**What the task asks:**
Quote precisely the run of lines opening with the line containing "Convert this chart to Plotly code." and closing with the line containing "y_tickvals = [10, 0, -10, -20, -30, -40, -50, -60, -70]", and nothing else.

----

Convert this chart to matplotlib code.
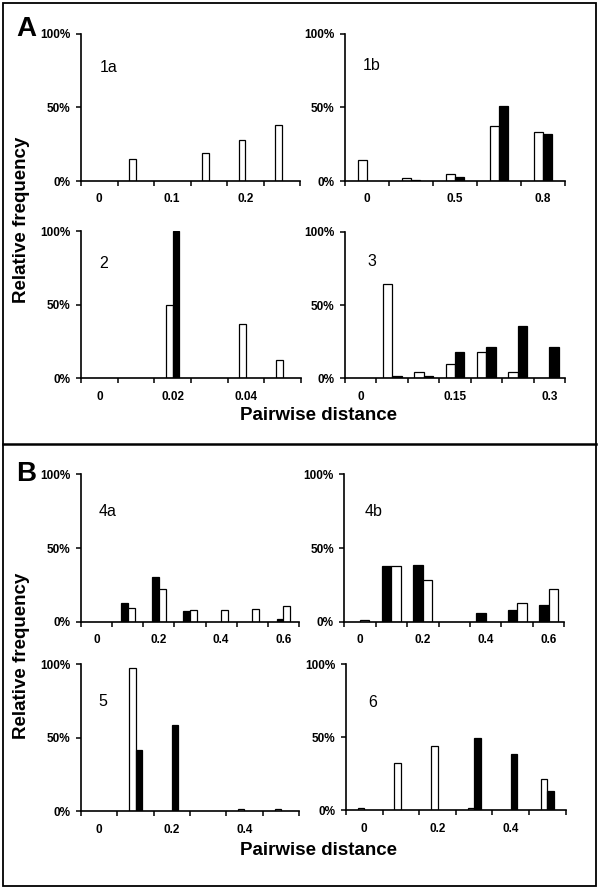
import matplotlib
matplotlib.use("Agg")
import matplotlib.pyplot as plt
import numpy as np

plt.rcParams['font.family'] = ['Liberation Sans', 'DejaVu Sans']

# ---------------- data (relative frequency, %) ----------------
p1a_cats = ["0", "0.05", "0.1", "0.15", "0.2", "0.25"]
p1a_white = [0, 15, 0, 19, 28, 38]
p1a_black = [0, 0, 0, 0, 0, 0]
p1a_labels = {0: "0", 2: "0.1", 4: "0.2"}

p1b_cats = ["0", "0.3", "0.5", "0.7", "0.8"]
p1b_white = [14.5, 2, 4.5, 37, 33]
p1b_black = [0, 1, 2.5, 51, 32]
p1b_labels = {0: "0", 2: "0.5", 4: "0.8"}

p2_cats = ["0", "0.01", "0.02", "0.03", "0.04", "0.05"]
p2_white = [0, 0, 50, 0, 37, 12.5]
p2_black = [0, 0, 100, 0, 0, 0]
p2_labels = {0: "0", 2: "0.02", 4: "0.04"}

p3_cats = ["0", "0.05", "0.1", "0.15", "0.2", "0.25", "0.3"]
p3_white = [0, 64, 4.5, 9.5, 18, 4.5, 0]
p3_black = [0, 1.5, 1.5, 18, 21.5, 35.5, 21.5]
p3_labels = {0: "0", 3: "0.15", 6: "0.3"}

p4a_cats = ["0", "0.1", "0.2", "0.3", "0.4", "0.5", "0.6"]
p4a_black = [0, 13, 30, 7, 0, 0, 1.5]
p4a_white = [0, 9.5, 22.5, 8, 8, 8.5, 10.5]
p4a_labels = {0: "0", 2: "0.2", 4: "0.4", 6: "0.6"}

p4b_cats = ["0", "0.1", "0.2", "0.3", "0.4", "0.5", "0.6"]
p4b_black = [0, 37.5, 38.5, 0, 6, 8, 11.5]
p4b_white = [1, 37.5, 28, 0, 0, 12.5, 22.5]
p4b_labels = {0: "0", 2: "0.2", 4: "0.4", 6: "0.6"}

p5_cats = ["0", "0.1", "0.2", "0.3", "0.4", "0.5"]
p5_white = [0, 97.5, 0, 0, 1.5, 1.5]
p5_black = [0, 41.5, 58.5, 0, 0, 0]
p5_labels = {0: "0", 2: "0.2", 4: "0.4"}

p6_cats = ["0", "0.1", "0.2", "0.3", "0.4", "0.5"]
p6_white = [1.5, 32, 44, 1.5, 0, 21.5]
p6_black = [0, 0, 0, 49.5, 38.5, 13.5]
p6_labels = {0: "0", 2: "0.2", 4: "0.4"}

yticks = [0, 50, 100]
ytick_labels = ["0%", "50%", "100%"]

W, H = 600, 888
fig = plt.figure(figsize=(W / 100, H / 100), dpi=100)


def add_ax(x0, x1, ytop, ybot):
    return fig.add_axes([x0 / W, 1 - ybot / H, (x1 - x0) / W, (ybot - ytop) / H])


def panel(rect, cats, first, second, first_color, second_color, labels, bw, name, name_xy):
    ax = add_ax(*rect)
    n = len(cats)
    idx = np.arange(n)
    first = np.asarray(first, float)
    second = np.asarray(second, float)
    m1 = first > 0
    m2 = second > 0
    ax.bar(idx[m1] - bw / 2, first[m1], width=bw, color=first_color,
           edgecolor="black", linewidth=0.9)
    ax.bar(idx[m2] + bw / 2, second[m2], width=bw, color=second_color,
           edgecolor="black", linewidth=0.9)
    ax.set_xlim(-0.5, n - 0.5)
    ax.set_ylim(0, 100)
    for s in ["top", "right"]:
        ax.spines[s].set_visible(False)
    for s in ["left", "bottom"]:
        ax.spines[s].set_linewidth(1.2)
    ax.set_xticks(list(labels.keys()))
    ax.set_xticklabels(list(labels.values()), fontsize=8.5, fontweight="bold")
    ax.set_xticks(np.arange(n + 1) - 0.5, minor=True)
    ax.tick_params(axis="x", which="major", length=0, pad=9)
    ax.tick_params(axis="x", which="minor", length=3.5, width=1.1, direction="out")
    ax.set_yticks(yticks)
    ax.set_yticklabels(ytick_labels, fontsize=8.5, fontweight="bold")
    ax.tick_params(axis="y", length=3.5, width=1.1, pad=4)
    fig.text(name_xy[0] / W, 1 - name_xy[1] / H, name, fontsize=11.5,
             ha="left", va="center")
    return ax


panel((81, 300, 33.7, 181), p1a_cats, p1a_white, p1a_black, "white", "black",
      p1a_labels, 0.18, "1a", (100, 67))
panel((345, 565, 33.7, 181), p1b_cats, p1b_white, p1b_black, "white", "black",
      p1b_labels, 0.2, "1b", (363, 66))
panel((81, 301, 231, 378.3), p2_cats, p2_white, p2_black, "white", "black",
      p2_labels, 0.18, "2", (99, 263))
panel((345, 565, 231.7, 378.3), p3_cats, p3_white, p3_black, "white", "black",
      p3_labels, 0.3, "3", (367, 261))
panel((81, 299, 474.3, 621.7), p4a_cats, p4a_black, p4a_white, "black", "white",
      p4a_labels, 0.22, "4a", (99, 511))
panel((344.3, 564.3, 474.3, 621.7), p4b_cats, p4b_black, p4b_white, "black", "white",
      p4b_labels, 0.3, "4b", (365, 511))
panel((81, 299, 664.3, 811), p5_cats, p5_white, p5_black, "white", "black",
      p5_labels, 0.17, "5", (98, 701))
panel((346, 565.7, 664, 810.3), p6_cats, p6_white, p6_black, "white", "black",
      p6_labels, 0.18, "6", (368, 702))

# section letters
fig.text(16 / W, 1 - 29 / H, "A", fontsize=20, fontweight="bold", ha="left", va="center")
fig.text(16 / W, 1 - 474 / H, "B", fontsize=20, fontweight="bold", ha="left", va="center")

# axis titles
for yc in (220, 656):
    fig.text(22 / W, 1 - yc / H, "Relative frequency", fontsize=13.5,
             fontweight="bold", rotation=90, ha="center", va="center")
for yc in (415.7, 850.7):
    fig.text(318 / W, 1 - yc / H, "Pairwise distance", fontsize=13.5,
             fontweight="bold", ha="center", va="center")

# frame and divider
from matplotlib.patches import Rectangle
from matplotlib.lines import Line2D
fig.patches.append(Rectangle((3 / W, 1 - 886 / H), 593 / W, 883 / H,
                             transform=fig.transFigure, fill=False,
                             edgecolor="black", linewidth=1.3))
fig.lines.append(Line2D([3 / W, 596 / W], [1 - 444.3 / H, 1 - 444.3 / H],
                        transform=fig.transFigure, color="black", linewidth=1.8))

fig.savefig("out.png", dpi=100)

----

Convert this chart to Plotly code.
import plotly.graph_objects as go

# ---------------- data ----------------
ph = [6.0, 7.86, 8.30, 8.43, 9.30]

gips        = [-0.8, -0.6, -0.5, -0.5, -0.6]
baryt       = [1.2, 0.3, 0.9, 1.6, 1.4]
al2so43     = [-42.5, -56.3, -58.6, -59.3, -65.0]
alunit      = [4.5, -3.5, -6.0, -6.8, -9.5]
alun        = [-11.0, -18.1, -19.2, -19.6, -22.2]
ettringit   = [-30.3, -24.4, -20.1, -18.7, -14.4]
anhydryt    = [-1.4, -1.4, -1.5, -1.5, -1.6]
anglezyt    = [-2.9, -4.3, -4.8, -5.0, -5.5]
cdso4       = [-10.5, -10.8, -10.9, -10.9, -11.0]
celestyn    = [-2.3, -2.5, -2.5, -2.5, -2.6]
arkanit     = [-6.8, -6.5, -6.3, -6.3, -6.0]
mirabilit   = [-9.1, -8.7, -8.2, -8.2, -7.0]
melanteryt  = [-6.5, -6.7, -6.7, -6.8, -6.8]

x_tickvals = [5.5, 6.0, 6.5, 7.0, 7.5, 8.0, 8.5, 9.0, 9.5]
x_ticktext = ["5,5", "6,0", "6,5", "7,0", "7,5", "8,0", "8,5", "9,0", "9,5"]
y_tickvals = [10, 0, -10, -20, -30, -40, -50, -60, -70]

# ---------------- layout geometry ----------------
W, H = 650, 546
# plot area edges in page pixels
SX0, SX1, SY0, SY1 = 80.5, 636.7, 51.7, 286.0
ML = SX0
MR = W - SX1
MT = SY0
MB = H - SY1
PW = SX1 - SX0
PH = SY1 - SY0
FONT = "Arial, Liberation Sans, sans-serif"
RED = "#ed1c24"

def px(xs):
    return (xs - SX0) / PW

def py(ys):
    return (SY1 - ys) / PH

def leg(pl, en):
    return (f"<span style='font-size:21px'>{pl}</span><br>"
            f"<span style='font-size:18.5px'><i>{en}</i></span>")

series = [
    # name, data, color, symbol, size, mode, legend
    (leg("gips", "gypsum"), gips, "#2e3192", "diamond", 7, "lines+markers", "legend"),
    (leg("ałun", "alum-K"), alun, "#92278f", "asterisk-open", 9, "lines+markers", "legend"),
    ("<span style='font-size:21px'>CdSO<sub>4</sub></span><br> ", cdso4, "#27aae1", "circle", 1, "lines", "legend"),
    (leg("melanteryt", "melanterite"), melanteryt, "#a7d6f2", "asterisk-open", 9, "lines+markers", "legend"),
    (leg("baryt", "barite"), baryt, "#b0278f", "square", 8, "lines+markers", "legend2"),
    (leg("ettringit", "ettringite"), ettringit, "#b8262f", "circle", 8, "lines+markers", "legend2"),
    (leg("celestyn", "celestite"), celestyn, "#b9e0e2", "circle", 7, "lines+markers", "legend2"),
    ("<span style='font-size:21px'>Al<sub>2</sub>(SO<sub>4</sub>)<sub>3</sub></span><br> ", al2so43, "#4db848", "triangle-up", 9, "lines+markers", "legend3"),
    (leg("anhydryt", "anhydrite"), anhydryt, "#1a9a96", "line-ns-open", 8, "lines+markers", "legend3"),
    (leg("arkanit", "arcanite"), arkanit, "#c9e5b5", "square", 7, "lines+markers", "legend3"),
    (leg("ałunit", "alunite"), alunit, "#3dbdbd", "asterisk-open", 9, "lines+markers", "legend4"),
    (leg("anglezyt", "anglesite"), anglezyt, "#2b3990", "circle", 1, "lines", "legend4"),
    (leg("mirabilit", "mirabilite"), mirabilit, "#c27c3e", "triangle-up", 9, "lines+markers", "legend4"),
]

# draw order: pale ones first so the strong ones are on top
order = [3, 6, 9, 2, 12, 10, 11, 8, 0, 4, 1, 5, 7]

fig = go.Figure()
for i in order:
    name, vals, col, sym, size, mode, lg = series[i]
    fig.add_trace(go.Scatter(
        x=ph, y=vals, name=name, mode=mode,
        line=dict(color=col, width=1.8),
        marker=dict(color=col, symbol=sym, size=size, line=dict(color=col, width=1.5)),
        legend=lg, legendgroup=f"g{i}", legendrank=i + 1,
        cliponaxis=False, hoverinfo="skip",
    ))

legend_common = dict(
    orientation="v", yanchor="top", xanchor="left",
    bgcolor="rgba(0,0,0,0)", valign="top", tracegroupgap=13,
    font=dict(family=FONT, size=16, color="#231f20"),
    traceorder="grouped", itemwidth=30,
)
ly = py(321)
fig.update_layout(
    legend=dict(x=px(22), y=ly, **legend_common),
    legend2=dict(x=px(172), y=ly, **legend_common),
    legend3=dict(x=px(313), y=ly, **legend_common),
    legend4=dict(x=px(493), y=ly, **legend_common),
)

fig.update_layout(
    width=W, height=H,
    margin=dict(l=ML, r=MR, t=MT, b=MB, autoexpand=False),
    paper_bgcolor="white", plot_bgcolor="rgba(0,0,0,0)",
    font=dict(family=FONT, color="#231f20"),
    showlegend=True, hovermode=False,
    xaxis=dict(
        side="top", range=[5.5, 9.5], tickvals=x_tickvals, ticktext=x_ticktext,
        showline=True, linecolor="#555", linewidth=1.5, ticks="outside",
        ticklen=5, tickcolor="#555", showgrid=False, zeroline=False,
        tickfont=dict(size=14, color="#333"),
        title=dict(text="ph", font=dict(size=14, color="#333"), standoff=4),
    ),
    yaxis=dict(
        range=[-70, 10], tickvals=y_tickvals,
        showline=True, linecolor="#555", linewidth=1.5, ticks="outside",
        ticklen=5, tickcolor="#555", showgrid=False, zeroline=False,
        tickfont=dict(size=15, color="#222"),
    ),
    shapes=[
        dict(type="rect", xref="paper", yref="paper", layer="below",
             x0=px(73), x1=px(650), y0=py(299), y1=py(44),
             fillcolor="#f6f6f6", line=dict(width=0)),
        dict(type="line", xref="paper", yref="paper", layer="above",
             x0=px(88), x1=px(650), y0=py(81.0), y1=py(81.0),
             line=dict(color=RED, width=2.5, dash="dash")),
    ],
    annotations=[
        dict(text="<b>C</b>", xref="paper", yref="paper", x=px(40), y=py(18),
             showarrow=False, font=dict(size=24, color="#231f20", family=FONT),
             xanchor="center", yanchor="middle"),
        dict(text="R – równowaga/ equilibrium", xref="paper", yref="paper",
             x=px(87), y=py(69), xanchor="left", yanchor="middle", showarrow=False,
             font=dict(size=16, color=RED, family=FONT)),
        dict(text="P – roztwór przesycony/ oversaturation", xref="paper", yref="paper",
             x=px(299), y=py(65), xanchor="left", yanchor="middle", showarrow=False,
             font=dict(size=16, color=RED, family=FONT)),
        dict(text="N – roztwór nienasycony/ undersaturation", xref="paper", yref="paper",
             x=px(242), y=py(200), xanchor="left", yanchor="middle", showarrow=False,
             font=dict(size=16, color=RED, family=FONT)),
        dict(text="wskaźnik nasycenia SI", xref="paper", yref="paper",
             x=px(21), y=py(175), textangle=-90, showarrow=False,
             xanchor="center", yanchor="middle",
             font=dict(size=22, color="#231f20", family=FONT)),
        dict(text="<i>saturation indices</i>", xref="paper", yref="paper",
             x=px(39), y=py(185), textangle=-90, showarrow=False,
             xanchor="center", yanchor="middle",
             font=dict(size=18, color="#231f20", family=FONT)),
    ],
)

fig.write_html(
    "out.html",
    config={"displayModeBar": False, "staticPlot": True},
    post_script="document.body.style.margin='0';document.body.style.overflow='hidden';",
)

----

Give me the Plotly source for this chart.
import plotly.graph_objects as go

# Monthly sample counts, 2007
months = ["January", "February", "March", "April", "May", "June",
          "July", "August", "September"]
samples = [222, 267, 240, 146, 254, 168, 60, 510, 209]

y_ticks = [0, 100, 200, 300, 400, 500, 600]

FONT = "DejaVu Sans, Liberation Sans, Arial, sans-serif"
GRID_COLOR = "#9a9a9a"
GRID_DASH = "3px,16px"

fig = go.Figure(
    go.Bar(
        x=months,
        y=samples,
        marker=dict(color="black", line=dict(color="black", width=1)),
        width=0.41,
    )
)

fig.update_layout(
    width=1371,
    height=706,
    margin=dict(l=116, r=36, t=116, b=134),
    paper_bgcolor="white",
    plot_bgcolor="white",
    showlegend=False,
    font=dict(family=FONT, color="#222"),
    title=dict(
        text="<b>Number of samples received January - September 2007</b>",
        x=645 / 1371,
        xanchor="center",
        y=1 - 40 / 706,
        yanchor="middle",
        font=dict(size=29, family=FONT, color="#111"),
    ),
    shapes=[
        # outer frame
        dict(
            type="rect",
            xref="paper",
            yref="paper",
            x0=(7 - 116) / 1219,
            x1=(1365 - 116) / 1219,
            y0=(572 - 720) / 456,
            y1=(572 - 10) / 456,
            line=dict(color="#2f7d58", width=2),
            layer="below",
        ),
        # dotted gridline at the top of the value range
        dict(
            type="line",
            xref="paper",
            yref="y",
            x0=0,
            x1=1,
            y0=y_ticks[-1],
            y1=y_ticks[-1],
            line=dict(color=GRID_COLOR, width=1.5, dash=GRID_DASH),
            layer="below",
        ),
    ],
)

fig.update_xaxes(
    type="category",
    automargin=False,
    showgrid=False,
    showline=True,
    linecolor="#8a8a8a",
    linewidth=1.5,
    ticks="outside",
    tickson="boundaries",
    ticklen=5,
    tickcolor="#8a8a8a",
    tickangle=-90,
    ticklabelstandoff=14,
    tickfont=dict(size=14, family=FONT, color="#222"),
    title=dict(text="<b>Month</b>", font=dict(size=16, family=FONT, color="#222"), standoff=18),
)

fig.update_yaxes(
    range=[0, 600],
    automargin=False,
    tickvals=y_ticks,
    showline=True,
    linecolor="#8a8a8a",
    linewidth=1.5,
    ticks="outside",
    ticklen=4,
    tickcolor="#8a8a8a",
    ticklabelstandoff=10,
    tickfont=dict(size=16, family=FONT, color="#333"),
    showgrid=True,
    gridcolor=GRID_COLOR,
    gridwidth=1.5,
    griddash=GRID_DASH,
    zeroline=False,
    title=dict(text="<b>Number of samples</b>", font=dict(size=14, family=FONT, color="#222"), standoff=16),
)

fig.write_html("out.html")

----

**Correct result:**
Convert this chart to Plotly code.
import plotly.graph_objects as go

# ---------------- data ----------------
ph = [6.0, 7.86, 8.30, 8.43, 9.30]

gips        = [-0.8, -0.6, -0.5, -0.5, -0.6]
baryt       = [1.2, 0.3, 0.9, 1.6, 1.4]
al2so43     = [-42.5, -56.3, -58.6, -59.3, -65.0]
alunit      = [4.5, -3.5, -6.0, -6.8, -9.5]
alun        = [-11.0, -18.1, -19.2, -19.6, -22.2]
ettringit   = [-30.3, -24.4, -20.1, -18.7, -14.4]
anhydryt    = [-1.4, -1.4, -1.5, -1.5, -1.6]
anglezyt    = [-2.9, -4.3, -4.8, -5.0, -5.5]
cdso4       = [-10.5, -10.8, -10.9, -10.9, -11.0]
celestyn    = [-2.3, -2.5, -2.5, -2.5, -2.6]
arkanit     = [-6.8, -6.5, -6.3, -6.3, -6.0]
mirabilit   = [-9.1, -8.7, -8.2, -8.2, -7.0]
melanteryt  = [-6.5, -6.7, -6.7, -6.8, -6.8]

x_tickvals = [5.5, 6.0, 6.5, 7.0, 7.5, 8.0, 8.5, 9.0, 9.5]
x_ticktext = ["5,5", "6,0", "6,5", "7,0", "7,5", "8,0", "8,5", "9,0", "9,5"]
y_tickvals = [10, 0, -10, -20, -30, -40, -50, -60, -70]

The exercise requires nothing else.